Forty-two
I am listening to unfamiliar music and finding it the same as I did when I bought my first record album at age 11 or so. Unsettling.
For someone who feels music pretty deeply and fully, I don't really buy it very often. I tend to shy away from that as a "frivolous" expenditure, which is odd considering that I will toss any amount of money at impulse purchases of other kinds. I think I just forget that one can have new music.
People sometimes send me things that I like, and Boywich recently sent me a whole mess of things, some of which I just adored. But last week I bought this, because I'd watched a movie that had its title song in it, and remembered how much I liked that song. Anyway.
Half the album is lilting and good, and the other half sounds awkward to me, and I wonder if, after playing it into familiarity, I will feel differently about it.
I do the same thing with people, I realize. And with many areas of life. I feel uneasy with newness, in all forms, even new things that I might later grow to love. And I fall in love with people, things, and places after they become familiar. And in some cases, perhaps primarily because they have become familiar.

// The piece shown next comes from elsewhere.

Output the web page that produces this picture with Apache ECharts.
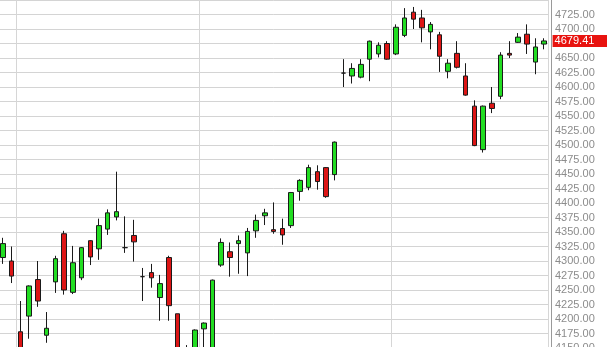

Isn't that weird? I keep wondering about life lately, not just the meaning of it, but the pace of it, the texture of it, what am I to take from it, and do I need to take anything? Do I need to leave anything? What is it? Some of these songs seem to be asking that.
Maybe all songs are always asking that, except the ones about love, which are asking that in the form of an assumption that successful love is the answer to that. Maybe that is all anyone or anything ever asks, in any form, at any time: art, commerce, war, feeling, everything we do and everyone we are, in every context. The world (and by that I mean nature) has either no answer or the very simple answer - you look at it, listen to it, and it just is. It's beautiful, but not gentle. It's beautiful and wild and terrible. Yeah, just like that. And that is how I always seem to feel inside.
The house still smells like acorn squash, from the one that was baking last night at 2am.